Prove $NP$ is parallel to $BC$

Question

Given triangle $\triangle ABC$, let $M$ be the midpoint of $BC$, $I$ the incenter of $\triangle ABC$, $L$ the foot of the external $A$ angle bissector on $BC$ ($AL \perp AI$).

Also, define:

$N = CI \cap AL$ and $P = AB \cap MI$. Prove that $NP \parallel BC$

this smells like projective geometry, I think the key is to assume lines $NP$ and $BC$ meet on $X$ and then show that $(B,C;M,X) = -1$ but I haven't found this projection yet. Projection (centered at $I$) of point $B$ on $NP$ is weird and I think $NP \cap AI$ doesn't help much. Any suggestions?

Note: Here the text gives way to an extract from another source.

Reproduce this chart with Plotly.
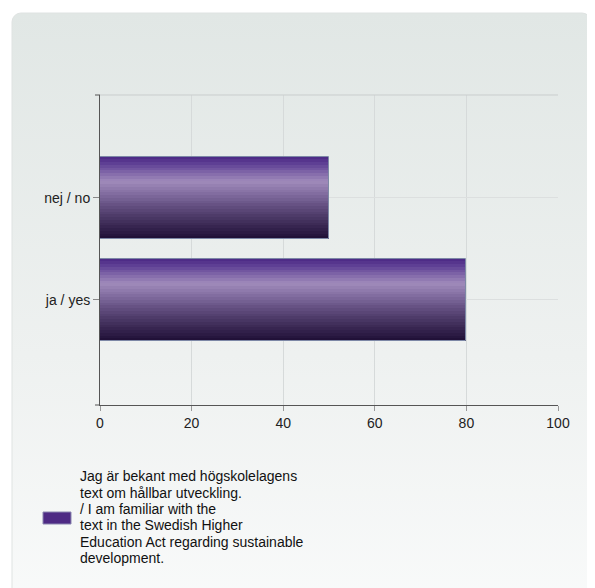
import base64
import plotly.graph_objects as go

# ---- data ----
categories = ["ja / yes", "nej / no"]
values = [80, 50]
x_ticks = [0, 20, 40, 60, 80, 100]
legend_lines = [
    "Jag är bekant med högskolelagens",
    "text om hållbar utveckling.",
    "/ I am familiar with the",
    "text in the Swedish Higher",
    "Education Act regarding sustainable",
    "development.",
]

# ---- geometry (pixels, page body has an 8px margin) ----
OFF = 8
W, H = 595 - OFF, 588 - OFF
L, R, T, B = 100 - OFF, 558 - OFF, 95 - OFF, 405 - OFF
PW, PH = R - L, B - T


def px(x):
    return (x - OFF - L) / PW


def py(y):
    return (B - (y - OFF)) / PH


# background card as SVG image (page coords shifted by OFF)
svg = (
    "<svg xmlns='http://www.w3.org/2000/svg' width='%d' height='%d'>" % (W, H) +
    "<defs><linearGradient id='g' x1='0' y1='0' x2='0' y2='1'>"
    "<stop offset='0' stop-color='#e1e7e5'/>"
    "<stop offset='0.55' stop-color='#eef1f0'/>"
    "<stop offset='1' stop-color='#fafbfb'/></linearGradient></defs>"
    "<rect x='6' y='6' width='580' height='620' rx='9' fill='#c9cdcd'/>"
    "<rect x='4' y='5' width='579' height='620' rx='9' fill='url(#g)' stroke='#dfe3e2'/>"
    "</svg>"
)
svg_uri = "data:image/svg+xml;base64," + base64.b64encode(svg.encode()).decode()

fig = go.Figure()

# gradient bar built from thin slices
stops = [
    (0.0, (0x4a, 0x27, 0x84)),
    (0.08, (0x5d, 0x3e, 0x93)),
    (0.30, (0xa0, 0x8b, 0xbb)),
    (0.45, (0x82, 0x6d, 0xa0)),
    (0.62, (0x5f, 0x4b, 0x7c)),
    (0.82, (0x3c, 0x2a, 0x55)),
    (1.0, (0x1e, 0x0e, 0x35)),
]


def col(t):
    for (t0, c0), (t1, c1) in zip(stops[:-1], stops[1:]):
        if t0 <= t <= t1:
            f = (t - t0) / (t1 - t0)
            c = [round(a + (b - a) * f) for a, b in zip(c0, c1)]
            return "rgb(%d,%d,%d)" % tuple(c)
    return "rgb(30,14,53)"


bw = 0.81
N = 30
for i in range(N):
    t = (i + 0.5) / N
    fig.add_trace(go.Bar(
        x=values, y=categories, orientation="h",
        width=bw / N * 1.05, offset=bw / 2 - (i + 1) * bw / N,
        marker=dict(color=col(t), line=dict(width=0)),
        showlegend=False, hoverinfo="skip",
    ))
fig.add_trace(go.Bar(
    x=values, y=categories, orientation="h",
    width=bw, offset=-bw / 2,
    marker=dict(color="rgba(0,0,0,0)", line=dict(color="#7d88a6", width=1)),
    showlegend=False,
))

shapes = [
    # top border of plot
    dict(type="line", xref="paper", yref="paper", x0=0, x1=1, y0=1, y1=1,
         line=dict(color="#c9cdcd", width=1)),
    # small end ticks of y axis
    dict(type="line", xref="paper", yref="paper", x0=px(95), x1=0, y0=1, y1=1,
         line=dict(color="#555", width=1)),
    dict(type="line", xref="paper", yref="paper", x0=px(95), x1=0, y0=0, y1=0,
         line=dict(color="#555", width=1)),
    # legend swatch
    dict(type="rect", xref="paper", yref="paper", x0=px(43), x1=px(71),
         y0=py(524), y1=py(512), fillcolor="#4e2a84",
         line=dict(color="#8a86b0", width=1)),
]

annotations = []
line_y = [476, 492.5, 509, 525, 541.5, 558]
for txt, yy in zip(legend_lines, line_y):
    annotations.append(dict(
        text=txt, xref="paper", yref="paper", x=px(78), y=py(yy),
        xanchor="left", yanchor="middle", showarrow=False, align="left",
        font=dict(family="Liberation Sans, Arial", size=14, color="#111"),
    ))

fig.update_layout(
    width=W, height=H,
    margin=dict(l=L, r=W - R, t=T, b=H - B),
    paper_bgcolor="white", plot_bgcolor="rgba(0,0,0,0)",
    barmode="overlay", bargap=0,
    font=dict(family="Liberation Sans, Arial", size=14, color="#222"),
    images=[dict(source=svg_uri, xref="paper", yref="paper",
                 x=-L / PW, y=1 + T / PH, sizex=W / PW, sizey=H / PH,
                 sizing="stretch", layer="below", xanchor="left", yanchor="top")],
    shapes=shapes, annotations=annotations,
    xaxis=dict(range=[0, 100], tickvals=x_ticks, ticktext=[str(v) for v in x_ticks],
               showgrid=True, gridcolor="#d6dada", gridwidth=1,
               showline=True, linecolor="#555", linewidth=1,
               ticks="outside", ticklen=5, tickcolor="#999",
               zeroline=False, fixedrange=True),
    yaxis=dict(type="category", categoryorder="array", categoryarray=categories,
               range=[-1.03, 2.01],
               showgrid=True, gridcolor="#dcdfdf", gridwidth=1,
               showline=True, linecolor="#555", linewidth=1,
               ticks="outside", ticklen=6, tickcolor="#888",
               zeroline=False, fixedrange=True),
)

fig.write_html("out.html")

Very well observed: $N$ is the $C$ ex-incenter

Answer 1

I found the answer and I will not give points to answers after this one.

$R = NC \cap AB$, then $(C,R;I,Q) = -1$ (because $Q$ is the $C$-exincenter and we have $I$ and $Q$ as feet of the angle bissectors of $\triangle BCR$)

$-1 =(C,R;I,Q) \frac{P}{\overline \wedge} (C,B;M,PQ \cap BC)$

therefore $PQ \cap BC = \infty \iff PQ \parallel BC$

Answer 2

Sketch. $N$ is the $C$-excenter of the triangle $ABC$ as intersection of angle bissectors $AL$ and $CI$. Hence, $\angle IBN=90^{\circ}$. Now choose $P\in AB$ usch that $NP'\parallel BC$, then it is easy to check that $NP'=P'B$. Besides that, since $\angle IBN=90^{\circ}$ the line $BI$ intersects $NP'$ at point $R$ such that $P'$ is the midpoint of $NR$. Now $NRCB$ is a trapezoid, so the midpoints of $NR$ and $BC$ and $I=NC\cap BR$ are collinear. Thus, $P'$, $M$ and $I$ are collinear, so $P=P'$ and $NP\parallel BC$, as desired.